I don’t know if you can find comfort in realising that you have now been welcomed into a vast and honoured company of imprisoned writers, from all centuries and all tongues, from Boethius to Abu Nuwas, Cervantes, Yevgenia Ginzburg, Nazim Hikmet and hundreds of others, and that generations of readers to come will remember your name as they remember theirs, long after the names of your jailers have been swept off the memory of the earth.

I can’t offer you anything in your cell except my devotion as your reader, my trust in better times, and my distant but sincere friendship. I hope that in the very near future we will meet in person, not only on the page.

With very best wishes of hope and courage,

Alberto Manguel

Again, from the article in The Guardian:

“’November 15 is a day of action and acknowledgment,’ said Marian Botsford Fraser, chair of PEN International’s Writers in Prison Committee. ‘It is PEN’s way of saying to all of our 900 imprisoned, harassed, murdered and disappeared writers: you are not silenced. You are not forgotten. We stand with you and fight for you.’”

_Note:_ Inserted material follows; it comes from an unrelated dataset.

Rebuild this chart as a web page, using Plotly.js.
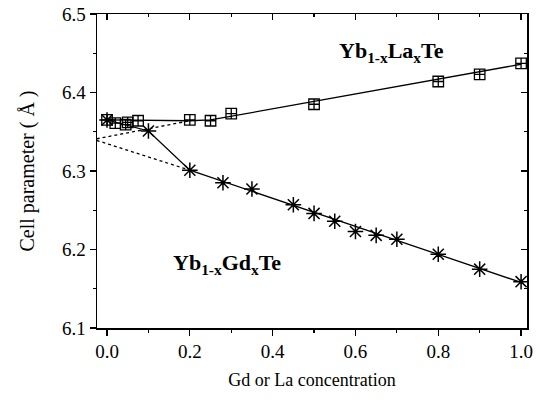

And, here is one of Ms. Sabet’s poems:

Lights Out

Weary but wakeful, feverish but still
fixed on the evasive bulb that winks on the wall,
thinking surely it’s time for lights out,
longing for darkness, for the total black-out.

Trapped in distress, caught in this bad dream,
the dust under my feet untouchable as shame,
flat on the cold ground, a span for a bed,
lying side by side, with a blanket on my head.

And the female guards shift, keeping vigil till dawn,
eyes moving everywhere, watching everyone,
sounds of the rosary, the round of muttered words,
fish lips moving, the glance of a preying bird.

Till another hour passes in friendly chat,
in soft talk of secrets or a sudden spat,
with some snoring, others wheezing
some whispering, rustling, sneezing –
filled the space with coughs and groans,
suffocated sobs, incessant moans –
You can’t see the sorrow after lights out.
I long for the dark, total black-out.